Everything in the data should be repeated exactly, save for the images.

□ □ □ □

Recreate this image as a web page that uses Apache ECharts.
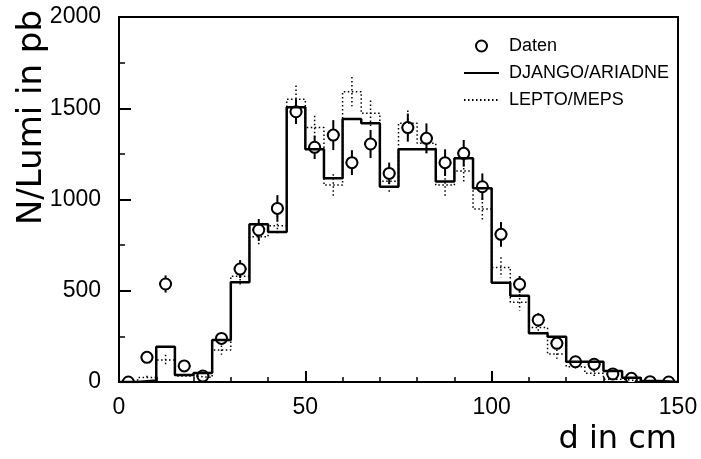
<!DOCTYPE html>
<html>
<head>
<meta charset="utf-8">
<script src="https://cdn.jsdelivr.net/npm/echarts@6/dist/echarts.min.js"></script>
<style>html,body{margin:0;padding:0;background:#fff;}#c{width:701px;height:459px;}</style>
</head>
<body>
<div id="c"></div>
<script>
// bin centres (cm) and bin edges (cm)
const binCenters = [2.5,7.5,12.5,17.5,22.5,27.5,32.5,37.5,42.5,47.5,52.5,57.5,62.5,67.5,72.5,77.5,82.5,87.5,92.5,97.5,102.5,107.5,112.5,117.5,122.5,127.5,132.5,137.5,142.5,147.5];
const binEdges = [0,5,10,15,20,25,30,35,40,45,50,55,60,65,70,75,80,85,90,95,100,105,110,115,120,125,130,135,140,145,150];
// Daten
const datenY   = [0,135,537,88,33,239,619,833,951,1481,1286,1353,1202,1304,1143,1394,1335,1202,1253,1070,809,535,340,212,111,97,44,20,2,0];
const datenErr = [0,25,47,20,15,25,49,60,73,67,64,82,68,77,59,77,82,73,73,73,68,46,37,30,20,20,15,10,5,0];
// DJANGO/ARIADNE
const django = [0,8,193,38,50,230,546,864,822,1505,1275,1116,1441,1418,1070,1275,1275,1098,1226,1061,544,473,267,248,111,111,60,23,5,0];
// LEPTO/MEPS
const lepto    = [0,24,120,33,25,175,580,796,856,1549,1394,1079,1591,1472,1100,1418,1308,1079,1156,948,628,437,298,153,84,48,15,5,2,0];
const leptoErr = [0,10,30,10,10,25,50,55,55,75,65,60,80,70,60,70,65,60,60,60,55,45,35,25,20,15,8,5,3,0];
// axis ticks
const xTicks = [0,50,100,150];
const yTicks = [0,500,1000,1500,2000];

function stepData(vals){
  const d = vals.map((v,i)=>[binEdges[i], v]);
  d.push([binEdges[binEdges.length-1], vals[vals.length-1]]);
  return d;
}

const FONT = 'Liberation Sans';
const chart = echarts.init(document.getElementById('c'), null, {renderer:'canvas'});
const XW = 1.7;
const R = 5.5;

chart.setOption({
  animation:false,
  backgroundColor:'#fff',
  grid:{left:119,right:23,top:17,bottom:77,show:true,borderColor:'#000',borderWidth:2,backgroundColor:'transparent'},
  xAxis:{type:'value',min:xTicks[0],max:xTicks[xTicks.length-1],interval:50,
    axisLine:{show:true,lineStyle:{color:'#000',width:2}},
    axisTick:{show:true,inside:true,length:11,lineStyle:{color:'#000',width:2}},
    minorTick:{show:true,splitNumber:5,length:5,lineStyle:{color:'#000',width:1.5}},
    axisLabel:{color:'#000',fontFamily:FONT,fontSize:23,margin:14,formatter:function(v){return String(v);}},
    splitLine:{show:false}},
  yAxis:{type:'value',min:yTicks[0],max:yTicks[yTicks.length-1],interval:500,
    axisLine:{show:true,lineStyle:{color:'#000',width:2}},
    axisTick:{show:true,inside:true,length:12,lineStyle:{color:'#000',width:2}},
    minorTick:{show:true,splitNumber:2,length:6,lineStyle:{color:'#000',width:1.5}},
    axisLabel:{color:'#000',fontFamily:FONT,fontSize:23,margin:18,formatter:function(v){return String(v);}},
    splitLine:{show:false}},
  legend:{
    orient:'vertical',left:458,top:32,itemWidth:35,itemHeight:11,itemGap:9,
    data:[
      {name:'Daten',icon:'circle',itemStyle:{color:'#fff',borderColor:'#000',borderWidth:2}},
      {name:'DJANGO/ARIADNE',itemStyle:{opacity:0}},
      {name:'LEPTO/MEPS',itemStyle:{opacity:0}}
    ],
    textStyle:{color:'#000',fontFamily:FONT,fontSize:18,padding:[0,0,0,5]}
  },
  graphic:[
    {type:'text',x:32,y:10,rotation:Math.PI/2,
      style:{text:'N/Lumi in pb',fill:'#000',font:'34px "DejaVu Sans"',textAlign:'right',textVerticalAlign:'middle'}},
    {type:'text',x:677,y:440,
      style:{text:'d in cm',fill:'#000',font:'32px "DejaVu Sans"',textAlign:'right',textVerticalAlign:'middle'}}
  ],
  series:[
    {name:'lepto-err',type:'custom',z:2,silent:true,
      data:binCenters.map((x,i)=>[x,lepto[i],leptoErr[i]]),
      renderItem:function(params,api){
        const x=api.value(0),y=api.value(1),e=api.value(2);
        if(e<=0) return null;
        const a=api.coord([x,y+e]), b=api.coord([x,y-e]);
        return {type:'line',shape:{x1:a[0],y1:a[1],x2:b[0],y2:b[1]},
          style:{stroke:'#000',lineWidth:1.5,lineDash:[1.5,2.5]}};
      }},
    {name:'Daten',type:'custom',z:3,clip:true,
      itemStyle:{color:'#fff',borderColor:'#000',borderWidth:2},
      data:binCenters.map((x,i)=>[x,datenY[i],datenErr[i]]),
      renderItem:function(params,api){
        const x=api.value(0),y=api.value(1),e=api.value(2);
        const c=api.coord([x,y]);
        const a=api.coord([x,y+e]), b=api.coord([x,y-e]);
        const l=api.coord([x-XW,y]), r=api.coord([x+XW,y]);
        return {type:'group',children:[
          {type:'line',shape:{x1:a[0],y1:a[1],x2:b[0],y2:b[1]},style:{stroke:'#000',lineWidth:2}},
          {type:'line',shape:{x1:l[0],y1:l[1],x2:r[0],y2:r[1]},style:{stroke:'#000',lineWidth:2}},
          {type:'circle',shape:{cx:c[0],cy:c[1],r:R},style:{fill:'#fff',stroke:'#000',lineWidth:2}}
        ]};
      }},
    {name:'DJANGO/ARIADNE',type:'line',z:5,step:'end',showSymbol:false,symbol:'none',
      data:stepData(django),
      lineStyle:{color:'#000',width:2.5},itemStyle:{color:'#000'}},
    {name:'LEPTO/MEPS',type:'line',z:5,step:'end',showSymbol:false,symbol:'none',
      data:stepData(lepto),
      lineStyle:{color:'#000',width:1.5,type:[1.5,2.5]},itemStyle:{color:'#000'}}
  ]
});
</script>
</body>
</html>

□ □ □ □

* [Response to this exercise]
Recreate this image as a web page that uses Apache ECharts.
<!DOCTYPE html>
<html>
<head>
<meta charset="utf-8">
<script src="https://cdn.jsdelivr.net/npm/echarts@6/dist/echarts.min.js"></script>
<style>html,body{margin:0;padding:0;background:#fff;}#c{width:701px;height:459px;}</style>
</head>
<body>
<div id="c"></div>
<script>
// bin centres (cm) and bin edges (cm)
const binCenters = [2.5,7.5,12.5,17.5,22.5,27.5,32.5,37.5,42.5,47.5,52.5,57.5,62.5,67.5,72.5,77.5,82.5,87.5,92.5,97.5,102.5,107.5,112.5,117.5,122.5,127.5,132.5,137.5,142.5,147.5];
const binEdges = [0,5,10,15,20,25,30,35,40,45,50,55,60,65,70,75,80,85,90,95,100,105,110,115,120,125,130,135,140,145,150];
// Daten
const datenY   = [0,135,537,88,33,239,619,833,951,1481,1286,1353,1202,1304,1143,1394,1335,1202,1253,1070,809,535,340,212,111,97,44,20,2,0];
const datenErr = [0,25,47,20,15,25,49,60,73,67,64,82,68,77,59,77,82,73,73,73,68,46,37,30,20,20,15,10,5,0];
// DJANGO/ARIADNE
const django = [0,8,193,38,50,230,546,864,822,1505,1275,1116,1441,1418,1070,1275,1275,1098,1226,1061,544,473,267,248,111,111,60,23,5,0];
// LEPTO/MEPS
const lepto    = [0,24,120,33,25,175,580,796,856,1549,1394,1079,1591,1472,1100,1418,1308,1079,1156,948,628,437,298,153,84,48,15,5,2,0];
const leptoErr = [0,10,30,10,10,25,50,55,55,75,65,60,80,70,60,70,65,60,60,60,55,45,35,25,20,15,8,5,3,0];
// axis ticks
const xTicks = [0,50,100,150];
const yTicks = [0,500,1000,1500,2000];

function stepData(vals){
  const d = vals.map((v,i)=>[binEdges[i], v]);
  d.push([binEdges[binEdges.length-1], vals[vals.length-1]]);
  return d;
}

const FONT = 'Liberation Sans';
const chart = echarts.init(document.getElementById('c'), null, {renderer:'canvas'});
const XW = 1.7;
const R = 5.5;

chart.setOption({
  animation:false,
  backgroundColor:'#fff',
  grid:{left:119,right:23,top:17,bottom:77,show:true,borderColor:'#000',borderWidth:2,backgroundColor:'transparent'},
  xAxis:{type:'value',min:xTicks[0],max:xTicks[xTicks.length-1],interval:50,
    axisLine:{show:true,lineStyle:{color:'#000',width:2}},
    axisTick:{show:true,inside:true,length:11,lineStyle:{color:'#000',width:2}},
    minorTick:{show:true,splitNumber:5,length:5,lineStyle:{color:'#000',width:1.5}},
    axisLabel:{color:'#000',fontFamily:FONT,fontSize:23,margin:14,formatter:function(v){return String(v);}},
    splitLine:{show:false}},
  yAxis:{type:'value',min:yTicks[0],max:yTicks[yTicks.length-1],interval:500,
    axisLine:{show:true,lineStyle:{color:'#000',width:2}},
    axisTick:{show:true,inside:true,length:12,lineStyle:{color:'#000',width:2}},
    minorTick:{show:true,splitNumber:2,length:6,lineStyle:{color:'#000',width:1.5}},
    axisLabel:{color:'#000',fontFamily:FONT,fontSize:23,margin:18,formatter:function(v){return String(v);}},
    splitLine:{show:false}},
  legend:{
    orient:'vertical',left:458,top:32,itemWidth:35,itemHeight:11,itemGap:9,
    data:[
      {name:'Daten',icon:'circle',itemStyle:{color:'#fff',borderColor:'#000',borderWidth:2}},
      {name:'DJANGO/ARIADNE',itemStyle:{opacity:0}},
      {name:'LEPTO/MEPS',itemStyle:{opacity:0}}
    ],
    textStyle:{color:'#000',fontFamily:FONT,fontSize:18,padding:[0,0,0,5]}
  },
  graphic:[
    {type:'text',x:32,y:10,rotation:Math.PI/2,
      style:{text:'N/Lumi in pb',fill:'#000',font:'34px "DejaVu Sans"',textAlign:'right',textVerticalAlign:'middle'}},
    {type:'text',x:677,y:440,
      style:{text:'d in cm',fill:'#000',font:'32px "DejaVu Sans"',textAlign:'right',textVerticalAlign:'middle'}}
  ],
  series:[
    {name:'lepto-err',type:'custom',z:2,silent:true,
      data:binCenters.map((x,i)=>[x,lepto[i],leptoErr[i]]),
      renderItem:function(params,api){
        const x=api.value(0),y=api.value(1),e=api.value(2);
        if(e<=0) return null;
        const a=api.coord([x,y+e]), b=api.coord([x,y-e]);
        return {type:'line',shape:{x1:a[0],y1:a[1],x2:b[0],y2:b[1]},
          style:{stroke:'#000',lineWidth:1.5,lineDash:[1.5,2.5]}};
      }},
    {name:'Daten',type:'custom',z:3,clip:true,
      itemStyle:{color:'#fff',borderColor:'#000',borderWidth:2},
      data:binCenters.map((x,i)=>[x,datenY[i],datenErr[i]]),
      renderItem:function(params,api){
        const x=api.value(0),y=api.value(1),e=api.value(2);
        const c=api.coord([x,y]);
        const a=api.coord([x,y+e]), b=api.coord([x,y-e]);
        const l=api.coord([x-XW,y]), r=api.coord([x+XW,y]);
        return {type:'group',children:[
          {type:'line',shape:{x1:a[0],y1:a[1],x2:b[0],y2:b[1]},style:{stroke:'#000',lineWidth:2}},
          {type:'line',shape:{x1:l[0],y1:l[1],x2:r[0],y2:r[1]},style:{stroke:'#000',lineWidth:2}},
          {type:'circle',shape:{cx:c[0],cy:c[1],r:R},style:{fill:'#fff',stroke:'#000',lineWidth:2}}
        ]};
      }},
    {name:'DJANGO/ARIADNE',type:'line',z:5,step:'end',showSymbol:false,symbol:'none',
      data:stepData(django),
      lineStyle:{color:'#000',width:2.5},itemStyle:{color:'#000'}},
    {name:'LEPTO/MEPS',type:'line',z:5,step:'end',showSymbol:false,symbol:'none',
      data:stepData(lepto),
      lineStyle:{color:'#000',width:1.5,type:[1.5,2.5]},itemStyle:{color:'#000'}}
  ]
});
</script>
</body>
</html>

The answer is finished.